Somos los jardineros del olvido,
estériles estatuas de sal que vigilan el desierto,
mudos testigos de un cielo
que llora balas en vez de estaciones.
Nuestros ojos son telarañas,
tejidas con hilos de noticias truncas,
pupilas ahogadas en la niebla de un \"no es nuestro problema\".
nuestras manos, guantes de cemento,
acariciamos espejos empañados
donde el dolor de Gaza se refleja borroso:
solo números sin nombre,
solo escombros sin infancia.
En la garganta, un himno de asfixia
cantamos paz mientras mordemos las manzanas envenenadas de los discursos vacíos.
Somos relojes sin agujas,
midiendo el tiempo con los latidos de quienes ya no tienen corazón.
Allá lejos, tras el muro de la indiferencia,
Gaza escribe su nombre con las raíces del lamento:
calles que son heridas abiertas,
hospitales que sangran versos de dignidad.
Palestina es una lágrima en el atlas del mundo,
un país dibujado con tinta de ceniza y olivos,
una patria que los misiles nombran \"tierra de nadie\"
mientras sus hijos tejen banderas con sus propias venas.

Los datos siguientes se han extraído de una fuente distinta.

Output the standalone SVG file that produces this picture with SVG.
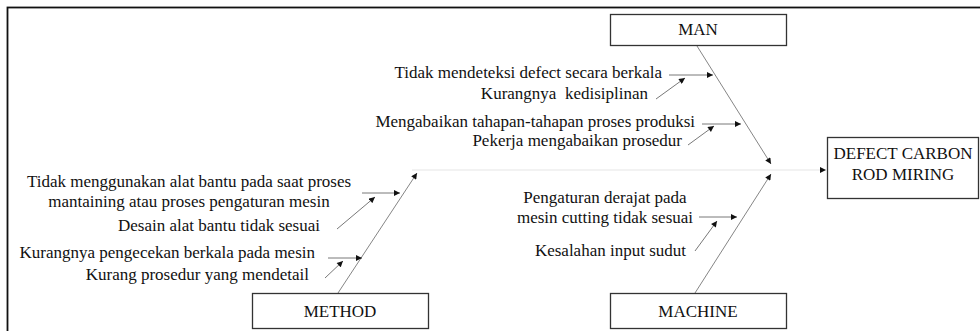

Pero hasta el silencio tiene grietas,
en los surcos de nuestra sordera germinan las voces enterradas,
semillas de verdad que rompen el asfalto
y nos obligan a mirar La sangre convertida en bandera.
¡¡Desnúdate del miedo, cómplice lunar¡¡
la noche no es eterna.
Cada grito de Palestina
es un espejo roto donde el mundo se refleja hecho pedazos, vestido de vergüenza y maquillado.